Unpublished opinion (doesn’t) make(s) new law on application of Schedule C guidelines

Floyd v. Morgan, 383 S.C. 469 , 681 S.E.2d 570 (2009) is possibly the worst published family law opinion to come out of the Supreme Court since I started writing this blog in April 2009.  Not only did it unduly heighten the burden to modify child custody agreements–a decision since rectified in Miles v. Miles, 393 S.C. 111, 711 S.E.2d 880 (2011)–but it also granted the family court unfettered discretion in deciding whether to apply Schedule A or Schedule C child support guidelines in setting child support when both parties have the child at least 110 overnights, holding that the family court has the “discretion to utilize any Worksheet [it] finds appropriate under the facts of the case” in an action to modify child support.  Floyd, 383 S.C. at 476, 681 S.E.2d at 573.

An unpublished Court of Appeals opinion from November 15, 2011, Fekete v. Fekete, provides some rationale to support the family court’s decision not to use Schedule C guidelines in setting child support:

Mother was Child’s primary custodian, and both parties agreed she paid almost all of Child’s expenses, not only during the parties’ marriage when Mother was employed, but after their separation when she was unemployed.  We find this is not a situation that involves the true sharing of expenses for Child.  Father submitted no proof that Mother’s expenses would be diminished based on the visitation arrangement, and given the parties’ prior history, we conclude utilization of Worksheet C would result in Mother assuming a disproportionate share of Child’s expenses and would be detrimental to Child’s standard of living.  Thus, we affirm the family court’s decision on this issue.

Of course, since this opinion is not published, it cannot be cited as authority. Rule 268(d)(2), SCACR (“Memorandum opinions and unpublished orders have no precedential value and should not be cited except in proceedings in which they are directly involved.”)
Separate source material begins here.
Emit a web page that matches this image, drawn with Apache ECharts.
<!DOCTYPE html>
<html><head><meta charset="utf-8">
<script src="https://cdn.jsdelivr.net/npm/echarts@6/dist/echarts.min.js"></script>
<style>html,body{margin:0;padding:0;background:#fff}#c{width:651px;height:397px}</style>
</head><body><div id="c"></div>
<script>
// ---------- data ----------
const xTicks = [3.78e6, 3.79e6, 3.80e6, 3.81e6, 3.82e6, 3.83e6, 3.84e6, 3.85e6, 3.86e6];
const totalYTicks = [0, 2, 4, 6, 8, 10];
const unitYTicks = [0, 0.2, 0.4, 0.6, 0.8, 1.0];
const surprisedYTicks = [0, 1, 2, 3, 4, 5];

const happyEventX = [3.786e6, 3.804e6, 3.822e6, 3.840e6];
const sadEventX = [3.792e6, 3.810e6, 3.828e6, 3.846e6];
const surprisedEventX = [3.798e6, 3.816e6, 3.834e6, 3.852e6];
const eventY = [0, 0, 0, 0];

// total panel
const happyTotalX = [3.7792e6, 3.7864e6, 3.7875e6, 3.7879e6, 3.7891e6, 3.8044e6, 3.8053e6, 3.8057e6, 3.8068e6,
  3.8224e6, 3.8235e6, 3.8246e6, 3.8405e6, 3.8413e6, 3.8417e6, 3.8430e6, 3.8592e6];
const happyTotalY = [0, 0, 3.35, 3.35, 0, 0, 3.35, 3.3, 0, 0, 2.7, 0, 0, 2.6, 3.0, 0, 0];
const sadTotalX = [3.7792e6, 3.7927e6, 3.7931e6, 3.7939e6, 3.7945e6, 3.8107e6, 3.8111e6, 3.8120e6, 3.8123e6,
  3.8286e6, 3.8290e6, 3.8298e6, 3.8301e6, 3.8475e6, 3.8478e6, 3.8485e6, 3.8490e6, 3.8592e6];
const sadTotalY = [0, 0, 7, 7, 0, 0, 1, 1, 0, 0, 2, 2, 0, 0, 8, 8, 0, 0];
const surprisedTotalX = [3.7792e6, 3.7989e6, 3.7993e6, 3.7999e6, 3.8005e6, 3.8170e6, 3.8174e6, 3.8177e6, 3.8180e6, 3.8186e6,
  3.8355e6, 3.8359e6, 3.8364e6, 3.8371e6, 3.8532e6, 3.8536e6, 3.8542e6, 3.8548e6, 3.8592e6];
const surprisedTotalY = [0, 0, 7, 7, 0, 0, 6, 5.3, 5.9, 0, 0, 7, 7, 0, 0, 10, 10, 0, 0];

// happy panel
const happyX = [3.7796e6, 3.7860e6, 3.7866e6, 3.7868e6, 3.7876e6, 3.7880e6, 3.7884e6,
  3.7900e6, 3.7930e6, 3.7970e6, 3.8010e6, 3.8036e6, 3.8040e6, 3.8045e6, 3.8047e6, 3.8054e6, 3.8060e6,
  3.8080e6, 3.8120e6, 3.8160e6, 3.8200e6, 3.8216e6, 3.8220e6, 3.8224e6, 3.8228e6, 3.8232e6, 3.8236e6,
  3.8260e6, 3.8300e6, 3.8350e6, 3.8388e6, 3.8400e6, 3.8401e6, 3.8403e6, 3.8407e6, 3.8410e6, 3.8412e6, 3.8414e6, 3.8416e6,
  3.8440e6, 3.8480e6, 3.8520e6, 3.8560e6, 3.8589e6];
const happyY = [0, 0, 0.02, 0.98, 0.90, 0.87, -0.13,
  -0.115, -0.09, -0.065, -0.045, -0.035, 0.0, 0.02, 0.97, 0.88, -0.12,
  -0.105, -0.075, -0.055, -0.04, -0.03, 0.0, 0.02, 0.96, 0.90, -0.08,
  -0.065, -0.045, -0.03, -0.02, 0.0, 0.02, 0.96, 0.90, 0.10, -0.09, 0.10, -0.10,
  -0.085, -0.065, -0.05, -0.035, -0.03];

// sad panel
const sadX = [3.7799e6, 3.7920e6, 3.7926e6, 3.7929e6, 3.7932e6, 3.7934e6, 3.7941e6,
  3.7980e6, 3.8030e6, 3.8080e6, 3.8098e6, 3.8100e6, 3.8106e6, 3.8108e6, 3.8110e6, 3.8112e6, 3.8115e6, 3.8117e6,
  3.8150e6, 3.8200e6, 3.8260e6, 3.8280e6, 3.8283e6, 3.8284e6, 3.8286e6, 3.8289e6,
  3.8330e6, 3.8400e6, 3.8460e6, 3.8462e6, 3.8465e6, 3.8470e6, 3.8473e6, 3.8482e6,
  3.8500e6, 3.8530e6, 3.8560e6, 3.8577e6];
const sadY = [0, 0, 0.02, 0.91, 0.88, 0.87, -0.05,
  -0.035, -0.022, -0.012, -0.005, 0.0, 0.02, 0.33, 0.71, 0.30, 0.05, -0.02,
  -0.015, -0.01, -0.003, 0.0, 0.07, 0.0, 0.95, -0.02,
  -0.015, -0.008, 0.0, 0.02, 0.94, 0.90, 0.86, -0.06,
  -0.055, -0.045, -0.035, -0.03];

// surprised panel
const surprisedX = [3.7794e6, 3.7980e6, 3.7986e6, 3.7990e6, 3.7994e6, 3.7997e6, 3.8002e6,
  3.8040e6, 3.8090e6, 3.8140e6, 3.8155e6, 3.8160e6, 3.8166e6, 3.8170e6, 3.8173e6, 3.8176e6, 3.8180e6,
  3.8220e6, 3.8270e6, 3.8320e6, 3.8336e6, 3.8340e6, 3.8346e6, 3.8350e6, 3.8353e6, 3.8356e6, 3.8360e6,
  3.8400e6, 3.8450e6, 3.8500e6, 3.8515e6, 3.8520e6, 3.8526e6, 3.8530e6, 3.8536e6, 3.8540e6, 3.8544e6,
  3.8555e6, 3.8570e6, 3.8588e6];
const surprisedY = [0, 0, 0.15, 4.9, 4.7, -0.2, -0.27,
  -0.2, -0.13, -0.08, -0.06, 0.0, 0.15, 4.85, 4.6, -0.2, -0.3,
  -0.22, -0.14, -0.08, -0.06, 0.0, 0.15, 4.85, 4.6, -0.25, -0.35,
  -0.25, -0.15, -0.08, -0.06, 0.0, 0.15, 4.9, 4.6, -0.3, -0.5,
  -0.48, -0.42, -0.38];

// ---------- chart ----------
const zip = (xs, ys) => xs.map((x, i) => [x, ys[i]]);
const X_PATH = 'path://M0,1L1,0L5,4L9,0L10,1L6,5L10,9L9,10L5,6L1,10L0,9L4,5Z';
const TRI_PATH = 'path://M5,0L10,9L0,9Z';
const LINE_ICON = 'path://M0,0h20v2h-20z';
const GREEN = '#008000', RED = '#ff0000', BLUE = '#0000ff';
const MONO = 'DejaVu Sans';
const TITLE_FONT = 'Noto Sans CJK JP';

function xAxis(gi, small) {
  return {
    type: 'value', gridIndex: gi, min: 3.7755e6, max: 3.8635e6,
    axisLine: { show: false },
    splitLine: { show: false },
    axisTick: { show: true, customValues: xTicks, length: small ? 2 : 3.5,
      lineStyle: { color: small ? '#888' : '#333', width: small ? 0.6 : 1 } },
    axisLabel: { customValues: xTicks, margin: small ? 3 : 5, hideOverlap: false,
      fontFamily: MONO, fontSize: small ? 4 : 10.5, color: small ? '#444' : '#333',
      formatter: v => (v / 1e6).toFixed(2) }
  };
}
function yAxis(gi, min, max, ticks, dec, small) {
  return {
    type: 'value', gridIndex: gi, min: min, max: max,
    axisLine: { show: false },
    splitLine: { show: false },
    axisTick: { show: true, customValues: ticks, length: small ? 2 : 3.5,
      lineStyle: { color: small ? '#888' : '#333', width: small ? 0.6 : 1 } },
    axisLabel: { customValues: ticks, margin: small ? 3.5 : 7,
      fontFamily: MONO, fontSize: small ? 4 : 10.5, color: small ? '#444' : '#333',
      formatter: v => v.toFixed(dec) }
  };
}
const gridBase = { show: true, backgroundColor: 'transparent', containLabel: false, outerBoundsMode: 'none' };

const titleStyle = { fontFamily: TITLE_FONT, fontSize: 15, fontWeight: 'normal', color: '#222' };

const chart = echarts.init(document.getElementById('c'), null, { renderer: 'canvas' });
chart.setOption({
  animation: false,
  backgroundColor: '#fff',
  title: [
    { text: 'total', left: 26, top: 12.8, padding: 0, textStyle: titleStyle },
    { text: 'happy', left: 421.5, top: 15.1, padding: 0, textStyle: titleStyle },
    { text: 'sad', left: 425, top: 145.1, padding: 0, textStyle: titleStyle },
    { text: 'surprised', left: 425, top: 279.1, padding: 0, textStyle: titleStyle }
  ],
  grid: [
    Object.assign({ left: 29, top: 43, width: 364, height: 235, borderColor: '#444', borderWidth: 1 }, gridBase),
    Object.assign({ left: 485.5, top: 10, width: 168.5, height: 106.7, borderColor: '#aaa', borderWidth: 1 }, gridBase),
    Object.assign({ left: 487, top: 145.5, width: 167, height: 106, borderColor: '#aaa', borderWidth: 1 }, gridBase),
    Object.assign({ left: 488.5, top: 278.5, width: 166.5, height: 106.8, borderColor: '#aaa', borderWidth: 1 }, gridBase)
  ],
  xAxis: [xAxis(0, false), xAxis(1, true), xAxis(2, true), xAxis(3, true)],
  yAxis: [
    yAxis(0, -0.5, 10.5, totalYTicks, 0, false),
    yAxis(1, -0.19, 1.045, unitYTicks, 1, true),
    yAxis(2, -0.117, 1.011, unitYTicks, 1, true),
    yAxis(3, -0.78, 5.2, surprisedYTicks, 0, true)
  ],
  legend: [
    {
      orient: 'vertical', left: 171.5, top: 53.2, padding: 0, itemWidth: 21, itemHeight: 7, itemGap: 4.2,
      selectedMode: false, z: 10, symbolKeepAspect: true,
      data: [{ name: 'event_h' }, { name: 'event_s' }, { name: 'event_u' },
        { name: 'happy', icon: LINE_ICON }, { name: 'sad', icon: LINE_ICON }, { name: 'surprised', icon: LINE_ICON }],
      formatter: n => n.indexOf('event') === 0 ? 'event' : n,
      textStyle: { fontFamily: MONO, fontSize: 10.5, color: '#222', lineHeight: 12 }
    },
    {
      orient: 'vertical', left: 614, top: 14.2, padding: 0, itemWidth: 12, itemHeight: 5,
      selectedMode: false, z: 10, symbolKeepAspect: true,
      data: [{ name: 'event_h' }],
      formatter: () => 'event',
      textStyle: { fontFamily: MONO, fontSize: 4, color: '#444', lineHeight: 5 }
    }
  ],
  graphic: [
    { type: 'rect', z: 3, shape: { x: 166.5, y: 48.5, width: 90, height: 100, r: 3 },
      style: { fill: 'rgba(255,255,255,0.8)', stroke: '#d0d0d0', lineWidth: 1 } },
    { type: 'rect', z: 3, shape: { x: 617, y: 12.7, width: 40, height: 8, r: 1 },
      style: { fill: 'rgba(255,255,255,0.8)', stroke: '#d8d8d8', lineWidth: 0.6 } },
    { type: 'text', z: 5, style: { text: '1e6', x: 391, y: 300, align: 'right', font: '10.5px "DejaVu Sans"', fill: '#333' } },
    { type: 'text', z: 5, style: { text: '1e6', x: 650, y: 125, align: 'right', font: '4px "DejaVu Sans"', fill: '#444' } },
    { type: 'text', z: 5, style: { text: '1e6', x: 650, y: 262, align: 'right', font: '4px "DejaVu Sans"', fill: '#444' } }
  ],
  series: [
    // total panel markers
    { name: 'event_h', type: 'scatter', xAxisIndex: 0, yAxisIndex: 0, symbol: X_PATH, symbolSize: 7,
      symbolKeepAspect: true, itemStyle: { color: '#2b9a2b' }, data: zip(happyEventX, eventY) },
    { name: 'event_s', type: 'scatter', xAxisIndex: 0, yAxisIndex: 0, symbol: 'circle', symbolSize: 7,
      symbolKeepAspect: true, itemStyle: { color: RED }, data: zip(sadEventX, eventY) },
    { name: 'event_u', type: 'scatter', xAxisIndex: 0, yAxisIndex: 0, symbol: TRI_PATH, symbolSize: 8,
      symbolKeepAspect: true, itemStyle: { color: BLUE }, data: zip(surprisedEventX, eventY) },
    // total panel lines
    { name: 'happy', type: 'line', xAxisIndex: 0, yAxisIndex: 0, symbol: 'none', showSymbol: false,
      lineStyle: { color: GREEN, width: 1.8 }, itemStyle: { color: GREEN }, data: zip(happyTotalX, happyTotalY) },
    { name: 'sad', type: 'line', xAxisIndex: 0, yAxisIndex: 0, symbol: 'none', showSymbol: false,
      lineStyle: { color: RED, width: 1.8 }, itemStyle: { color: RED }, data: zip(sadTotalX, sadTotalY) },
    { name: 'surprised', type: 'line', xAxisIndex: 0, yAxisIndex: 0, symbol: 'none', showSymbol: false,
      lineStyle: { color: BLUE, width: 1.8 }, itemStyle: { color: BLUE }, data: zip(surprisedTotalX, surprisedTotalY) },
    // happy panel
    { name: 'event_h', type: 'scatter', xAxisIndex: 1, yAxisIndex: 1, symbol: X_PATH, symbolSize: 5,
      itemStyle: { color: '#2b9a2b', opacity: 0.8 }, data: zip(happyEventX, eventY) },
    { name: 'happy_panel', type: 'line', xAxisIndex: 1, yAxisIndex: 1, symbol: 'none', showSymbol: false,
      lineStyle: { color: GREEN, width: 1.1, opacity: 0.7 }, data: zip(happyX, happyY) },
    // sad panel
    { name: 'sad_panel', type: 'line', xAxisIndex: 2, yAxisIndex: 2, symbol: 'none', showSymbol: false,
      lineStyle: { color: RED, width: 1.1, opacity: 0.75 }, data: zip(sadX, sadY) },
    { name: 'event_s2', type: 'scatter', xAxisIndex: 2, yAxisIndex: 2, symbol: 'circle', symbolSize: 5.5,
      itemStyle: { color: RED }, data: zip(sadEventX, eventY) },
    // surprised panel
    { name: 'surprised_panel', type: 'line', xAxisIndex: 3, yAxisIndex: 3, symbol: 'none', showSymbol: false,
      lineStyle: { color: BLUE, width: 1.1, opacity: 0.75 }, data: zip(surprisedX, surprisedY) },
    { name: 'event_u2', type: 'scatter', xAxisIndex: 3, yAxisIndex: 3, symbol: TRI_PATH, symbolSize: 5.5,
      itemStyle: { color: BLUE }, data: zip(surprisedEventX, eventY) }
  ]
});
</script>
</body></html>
On Monday I posted a blog “One hundred things I don’t know about South Carolina family law.” Listed at number 52 was, “Other than number of overnights, what criteria should the family court use in deciding whether to use Schedule A or Schedule C child support guidelines?”  A published Fekete opinion would have been useful guidance on answering this question.  Too bad we can’t use it.